The Future of SpamAssassin: Upcoming Releases, Exciting New Features and Impressive Performance Improvements 

The future is bright for SpamAssassin, as well as providers and customers benefiting from the project’s valuable technology. Currently, SpamAssassin developers are working hard to finalize v3.4.3 with mostly bug and security fixes, along with as few new features and performance improvements. However, v4.0.0 is where the team is putting the majority of the new features that they are in the process of developing. These features and improvements include:

  • Comprehensive Unicode and IDN support
  • Unified common interface to all supported "GeoIP" backends 
  • More consistent logging format
  • Asynchronous calls to remote services (Razor, Pyzor, DCC) 
  • Additional filtering plugin using "AI" principles
  • Automated rule generation subsystem revived

There is no set date or feature set defined for the 4.0.0 release; however, members of the project’s PMC indicate that it is approaching and will be well worth the wait. Giovanni Bechis, a security expert, OpenBSD enthusiast, international speaker and one of the lead developers for the SpamAssassin project, elaborates, “Both our last and our upcoming release have lots of improvements and new features, including antiphishing and antimalware technologies.
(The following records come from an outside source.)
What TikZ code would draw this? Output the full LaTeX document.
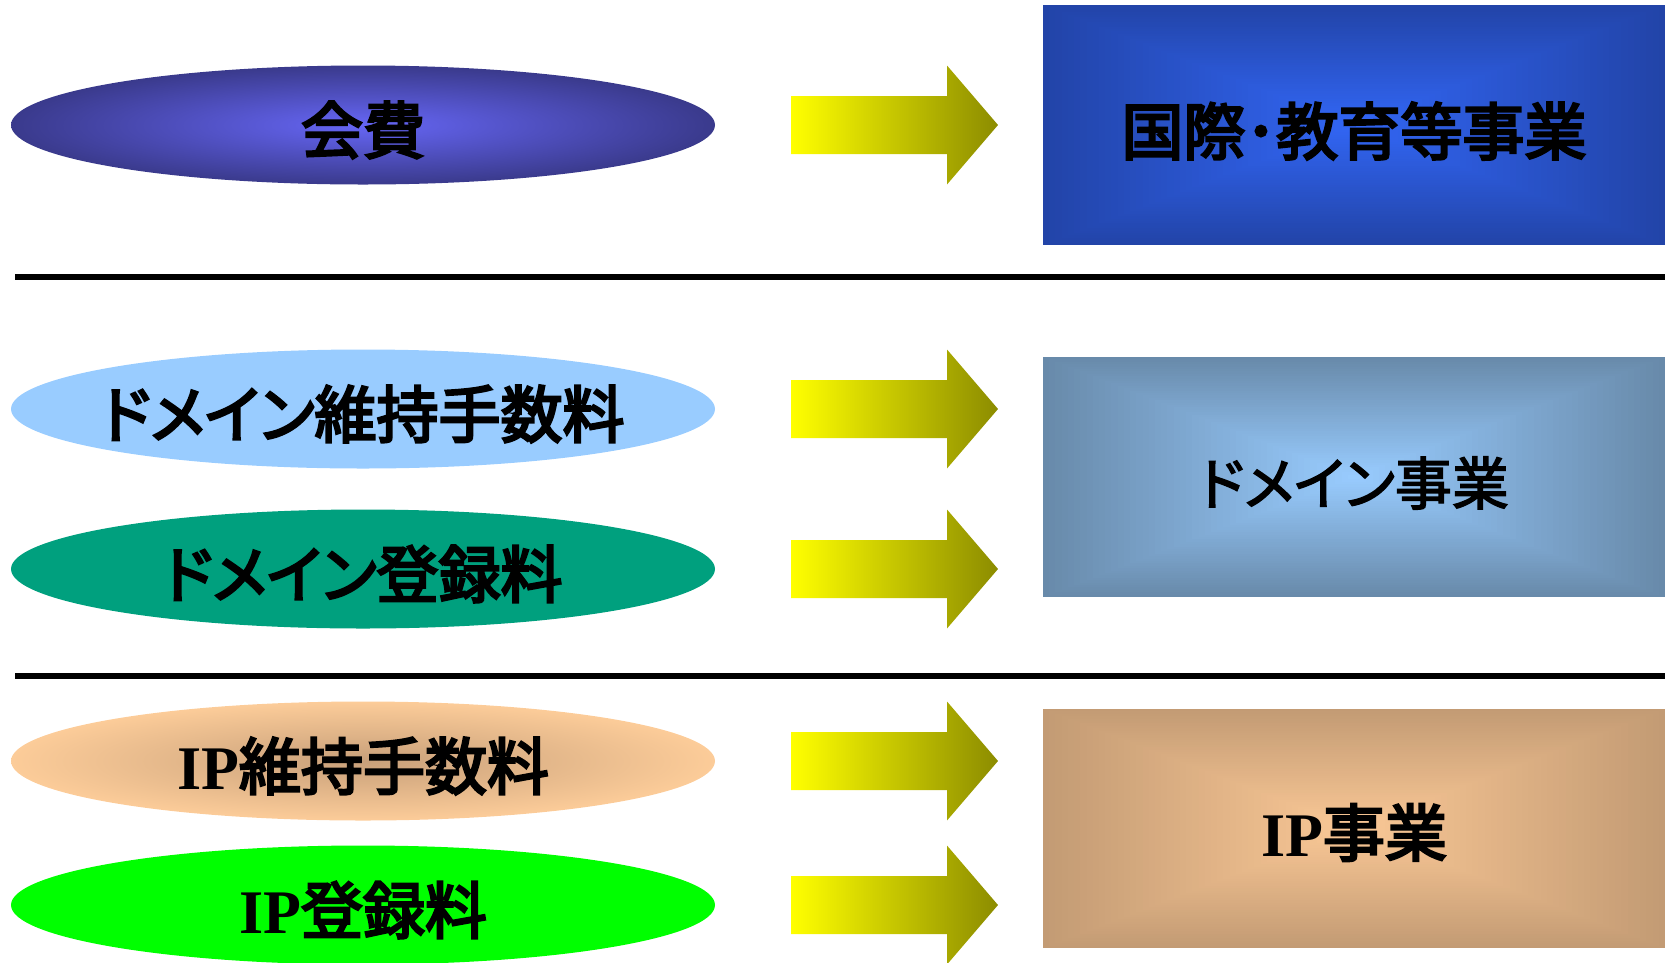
\documentclass[tikz,border=0pt]{standalone}
\usepackage{fontspec}
\usepackage{xcolor}
\setmainfont{Liberation Serif}
\newfontfamily\jp{Noto Sans CJK JP}[FakeBold=4]
\newfontfamily\jpk{Noto Sans CJK JP}[RawFeature=+palt, FakeBold=4]
\newfontfamily\jpthin{Noto Sans CJK JP}[FakeBold=2.5]
\newfontfamily\jpthink{Noto Sans CJK JP}[RawFeature=+palt, FakeBold=2.5]
\newcommand{\ip}{{\rmfamily\bfseries IP}}
\usetikzlibrary{shapes.geometric}

\definecolor{feeblue}{RGB}{102,102,245}
\definecolor{feeblueedge}{RGB}{58,58,140}
\definecolor{domlight}{RGB}{153,204,255}
\definecolor{domteal}{RGB}{0,160,126}
\definecolor{ipcenter}{RGB}{200,160,122}
\definecolor{ippeach}{RGB}{252,204,153}
\definecolor{ipgreen}{RGB}{0,255,0}
\definecolor{arrowolive}{RGB}{140,140,0}
\definecolor{eduin}{RGB}{50,102,245}
\definecolor{eduout}{RGB}{34,68,168}
\definecolor{domin}{RGB}{153,204,255}
\definecolor{domout}{RGB}{104,138,170}
\definecolor{ipin}{RGB}{250,200,150}
\definecolor{ipout}{RGB}{195,155,116}

% rectangular gradient from the centre: node, half width, half height, inner, outer
\newcommand{\boxshade}[5]{%
  \begin{scope}[shift={(#1.center)}]
    \foreach \i in {0,...,50}{
      \pgfmathsetmacro{\f}{1-\i/50}
      \pgfmathtruncatemacro{\m}{2*\i}
      \fill[#4!\m!#5] (-#2*\f,-#3*\f) rectangle (#2*\f,#3*\f);
    }
  \end{scope}}

\begin{document}
\begin{tikzpicture}[x=1pt, y=-1pt,
    fee/.style={ellipse, minimum width=704pt, minimum height=119pt, inner sep=0pt},
    biz/.style={rectangle, minimum width=622pt, minimum height=240pt, inner sep=0pt},
    txt/.style={font=\jp\fontsize{62}{70}\selectfont, inner sep=0pt},
    arr/.style={left color=yellow, right color=arrowolive},
    sep/.style={line width=6.5pt}
]
    \useasboundingbox (0,0) rectangle (1665,962);
    \clip (0,0) rectangle (1665,962);

    % Fees (left)
    \node[fee, inner color=feeblue, outer color=feeblueedge] (kaihi) at (363,125) {};
    \node[fee, fill=domlight] (domiji) at (363,409) {};
    \node[fee, fill=domteal] (domtouroku) at (363,569) {};
    \node[fee, inner color=ipcenter, outer color=ippeach] (ipiji) at (363,761) {};
    \node[fee, fill=ipgreen] (iptouroku) at (363,905) {};

    \node[txt, yshift=-5pt] at (kaihi) {会費};
    \node[txt, yshift=-5pt] at (domiji) {{\jpk ドメイン}維持手数料};
    \node[txt, yshift=-5pt] at (domtouroku) {{\jpk ドメイン}登録料};
    \node[txt, yshift=-5pt] at (ipiji) {\ip 維持手数料};
    \node[txt, yshift=-5pt] at (iptouroku) {\ip 登録料};

    % Arrows
    \foreach \y in {125, 409, 569, 761, 905}
        \shade[arr] (791,\y-29) -- (947,\y-29) -- (947,\y-59.5) -- (998,\y)
            -- (947,\y+59.5) -- (947,\y+29) -- (791,\y+29) -- cycle;

    % Projects (right)
    \node[biz, fill=eduout] (kyouiku) at (1354,125) {};
    \node[biz, fill=domout] (domjigyou) at (1354,477) {};
    \node[biz, minimum height=239pt, fill=ipout] (ipjigyou) at (1354,828.5) {};
    \boxshade{kyouiku}{311}{120}{eduin}{eduout}
    \boxshade{domjigyou}{311}{120}{domin}{domout}
    \boxshade{ipjigyou}{311}{119.5}{ipin}{ipout}

    \node[txt, yshift=-6pt] at (kyouiku) {国際･教育等事業};
    \node[txt, font=\jpthin\fontsize{57}{66}\selectfont, yshift=-6pt] at (domjigyou) {{\jpthink ドメイン}事業};
    \node[txt, yshift=-4pt] at (ipjigyou) {\ip 事業};

    % Separators
    \coordinate (s1a) at (15,277);
    \coordinate (s1b) at (1665,277);
    \coordinate (s2a) at (15,676);
    \coordinate (s2b) at (1665,676);
    \draw[sep] (s1a) -- (s1b);
    \draw[sep] (s2a) -- (s2b);
\end{tikzpicture}
\end{document}
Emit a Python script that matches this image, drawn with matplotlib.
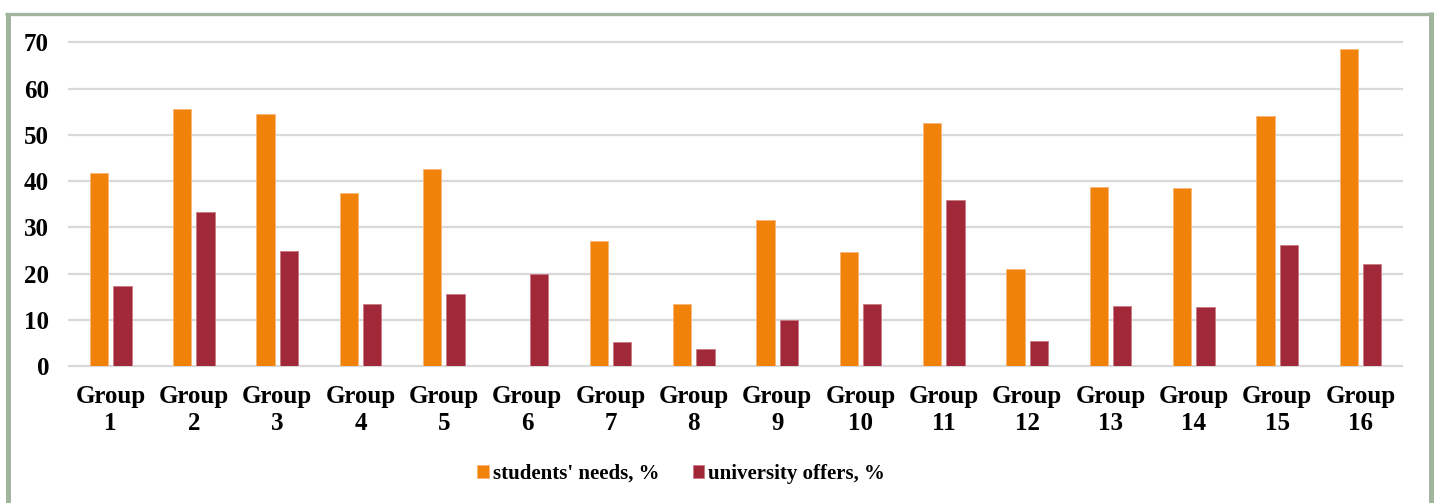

SpamAssassin is a R&D project, so a lot of the technologies that are used to improve and become more efficient with every release.” 

The past two years or so have been a period of renewed forward movement for the Apache SpamAssassin project. And, with SpamAssassin’s 20th anniversary on the horizon, this momentum shows no signs of slowing down. McGrail reflects, “I’m proud that we have a stable and mature project that still helps people every day!”